Daniel’s attorney Jon Stern re-listens to the evidence tape of Daniel’s murder confession in which we are finally able to hear the younger Daniel telling police about how he raped and killed Hanna. It’s only the beginning of a monkey wrench being thrown into the assumption days earlier that Daniel was innocent. As Daniel, Aden Young beautifully walks the line between what is true and what is false. It is one this year’s best performances on television. “I’m not used to contemplating all the variables one might encounter,” he tells Jon when he unexpectedly finds him at Amantha’s apartment. “I didn’t even consider there could be somebody else behind this door but my sister…I mean, even just the door opening is very unreal.”

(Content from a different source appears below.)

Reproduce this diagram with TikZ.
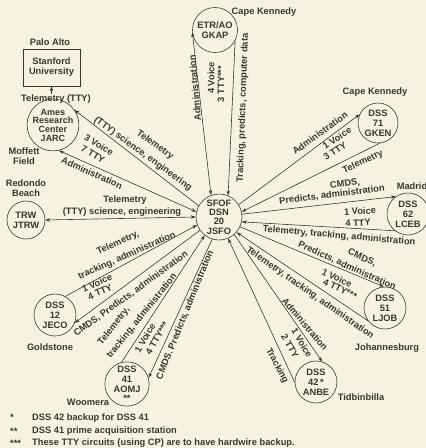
\documentclass[tikz,border=0pt]{standalone}
\usepackage{fontspec}
\setmainfont{Liberation Sans}
\usetikzlibrary{arrows.meta}
\definecolor{paper}{RGB}{245,243,224}
\definecolor{ink}{RGB}{58,55,48}
\begin{document}
\begin{tikzpicture}[x=1pt,y=-1pt,
  every node/.style={text=ink},
  txt/.style={font=\bfseries\fontsize{9.3}{9.6}\selectfont, inner sep=0pt, align=center},
  station/.style={circle, draw=ink, line width=0.6pt, minimum size=42pt, inner sep=0pt,
    align=center, font=\bfseries\fontsize{9.3}{10.2}\selectfont},
  link/.style={draw=ink, line width=0.6pt},
  tip/.style={-{Stealth[length=5pt,width=3.4pt]}},
  tips/.style={{Stealth[length=5pt,width=3.4pt]}-{Stealth[length=5pt,width=3.4pt]}}]
\fill[paper] (0,0) rectangle (426,448);
\useasboundingbox (0,0) rectangle (426,448);

% stations
\node[station, minimum size=46pt, font=\bfseries\fontsize{9.3}{9.4}\selectfont] (sfof) at (219,217) {SFOF\\DSN\\20\\JSFO};
\node[station, minimum size=45pt] (etr) at (215,30) {ETR/AO\\GKAP};
\node[station, minimum size=42pt, font=\bfseries\fontsize{9}{8.7}\selectfont] (ames) at (53,125) {Ames\\Research\\Center\\JARC};
\node[station, minimum size=38pt] (trw) at (26,220) {TRW\\JTRW};
\node[station, minimum size=40pt] (dss71) at (378,123) {DSS\\71\\GKEN};
\node[station] (dss62) at (408,214) {DSS\\62\\LCEB};
\node[station] (dss51) at (385,308) {DSS\\51\\LJOB};
\node[station] (dss42) at (316,382) {DSS\\42\,*\\ANBE};
\node[station] (dss12) at (55,315) {DSS\\12\\JECO};
\node[station, minimum size=44pt, font=\bfseries\fontsize{9.3}{9.6}\selectfont] (dss41) at (127,384) {DSS\\41\\AOMJ\\**};
\node[draw=ink, line width=0.6pt, minimum width=57pt, minimum height=37pt, txt,
  font=\bfseries\fontsize{9.3}{10}\selectfont] (stan) at (51.5,67.5) {Stanford\\University};

% place names
\node[txt] at (50,42) {Palo Alto};
\node[txt] (ttyl) at (56,99) {Telemetry (TTY)};
\node[txt] at (264,12) {Cape Kennedy};
\node[txt, font=\bfseries\fontsize{9.3}{10.5}\selectfont] at (24,156) {Moffett\\Field};
\node[txt, font=\bfseries\fontsize{9.3}{10.5}\selectfont] at (26,188) {Redondo\\Beach};
\node[txt] at (375,92) {Cape Kennedy};
\node[txt] at (412,186) {Madrid};
\node[txt] at (387,348) {Johannesburg};
\node[txt] at (361,397) {Tidbinbilla};
\node[txt] at (50,347) {Goldstone};
\node[txt] at (88,402) {Woomera};

% connectors
\draw[link, tip] (ttyl.north -| stan.south) -- (stan.south);
\draw[link, tips] (sfof.110) -- (etr.186);
\draw[link, tip] (etr.332) -- (sfof.67);
\draw[link, tip] (sfof.151) -- (ames.35);
\draw[link, tips] (ames.-77) -- (sfof.167);
\draw[link, tips] (trw.east) -- (sfof.west);
\draw[link, tip] (sfof.32) -- (dss71.155);
\draw[link, tip] (dss71.-85) -- (sfof.13);
\draw[link, tip] (sfof.7) -- (dss62.125);
\draw[link, tip] (dss62.232) -- (sfof.-12);
\draw[link, tip] (sfof.-25) -- (dss51.93);
\draw[link, tip] (dss51.217) -- (sfof.-41);
\draw[link, tip] (sfof.-49) -- (dss42.73);
\draw[link, tip] (dss42.181) -- (sfof.-67);
\draw[link, tip] (dss12.61) -- (sfof.200);
\draw[link, tip] (sfof.215) -- (dss12.-22);
\draw[link, tip] (dss41.104) -- (sfof.232);
\draw[link, tip] (sfof.253) -- (dss41.16);

% ETR labels
\node[txt, rotate=95] at (195,88) {Administration};
\node[txt, rotate=90] at (211,78) {4 Voice};
\node[txt, rotate=90] at (221,84) {3 TTY***};
\node[txt, rotate=88] at (243,108) {Tracking, predicts, computer data};
% Ames labels
\node[txt, rotate=-36] at (155,145) {Telemetry};
\node[txt, rotate=-36] at (143,154) {(TTY) science, engineering};
\node[txt, rotate=-30] at (99,145) {3 Voice};
\node[txt, rotate=-30] at (93,154) {7 TTY};
\node[txt, rotate=-24] at (92,173) {Administration};
% TRW labels
\node[txt] at (125,200) {Telemetry};
\node[txt] at (122,212) {(TTY) science, engineering};
% DSS 71 labels
\node[txt, rotate=36] at (320,133) {Administration};
\node[txt, rotate=33] at (337,138) {1 Voice};
\node[txt, rotate=33] at (335,151) {3 TTY};
\node[txt, rotate=25] at (363,162) {Telemetry};
% DSS 62 labels
\node[txt, rotate=7] at (345,184) {CMDS,};
\node[txt, rotate=7] at (332,195) {Predicts, administration};
\node[txt, rotate=3] at (360,211) {1 Voice};
\node[txt, rotate=3] at (358,223) {4 TTY};
\node[txt, rotate=-5] at (339,236) {Telemetry, tracking, administration};
% DSS 51 labels
\node[txt, rotate=-25] at (362,258) {CMDS,};
\node[txt, rotate=-24] at (347,266) {Predicts, administration};
\node[txt, rotate=-25] at (337,278) {1 Voice};
\node[txt, rotate=-25] at (340,289) {4 TTY***};
\node[txt, rotate=-35] at (310,293) {Telemetry, tracking, administration};
% DSS 42 labels
\node[txt, rotate=-50] at (305,324) {Administration};
\node[txt, rotate=-60] at (302,343) {1 Voice};
\node[txt, rotate=-60] at (290,346) {2 TTY};
\node[txt, rotate=-62] at (277,366) {Tracking};
% DSS 12 labels
\node[txt, rotate=24] at (118,243) {Telemetry,};
\node[txt, rotate=24] at (127,256) {tracking, administration};
\node[txt, rotate=24] at (97,283) {1 Voice};
\node[txt, rotate=24] at (100,292) {4 TTY};
\node[txt, rotate=36] at (131,294) {CMDS, Predicts, administration};
% DSS 41 labels
\node[txt, rotate=52] at (114,326) {Telemetry,};
\node[txt, rotate=51] at (142,316) {tracking, administration};
\node[txt, rotate=60] at (145,338) {1 Voice};
\node[txt, rotate=60] at (157,338) {4 TTY***};
\node[txt, rotate=68] at (185,315) {CMDS. Predicts, administration};

% footnotes
\node[txt, anchor=west] at (10,417) {*};
\node[txt, anchor=west] at (32,418) {DSS 42 backup for DSS 41};
\node[txt, anchor=west] at (10,431) {**};
\node[txt, anchor=west] at (32,431) {DSS 41 prime acquisition station};
\node[txt, anchor=west] at (10,443) {***};
\node[txt, anchor=west] at (32,443) {These TTY circuits (using CP) are to have hardwire backup.};
\end{tikzpicture}
\end{document}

When George is still missing Trey gets a feeling and goes back to where they had secretly met days earlier—near Hanna’s crime scene—and finds George’s body, which he throws into the river. Their connection to Hanna’s murder is still a mystery.
In an emotional flashback, Daniel says goodbye to his prison cell neighbor Kerwin (Johnny Ray Gill) who is taken away to be executed. He tells Daniel he “knows” Daniel didn’t kill Hanna. “Because I know ya,” he says repeatedly. “Because I know ya. Because I know ya.”
The season ends when Daniel visits Hanna’s grave and is attacked and severely beaten by five masked cowards. One attacker removes his ski mask at the end, revealing himself to be Hanna’s brother, who urinates on Daniel’s face before leaving. Daniel is eventually driven away in an ambulance.
Writer/director/creator Ray McKinnon doesn’t as much wrap up loose ends but instead stirs things up with not only the confession but with statements Daniel matter-of-factly makes to his sister Amantha like “When I confessed it was such a relief” and “After I told them that I’d killed her I could finally accept she was dead.” Amantha replies, “You were just 18, high on mushrooms.” Say, what? Is she excusing that he killed Hanna or justifying why he wrongly confessed to the murder? Thankfully, there’s a real possibility of finding those answers. Rectify has been renewed for 10 new episodes in 2014.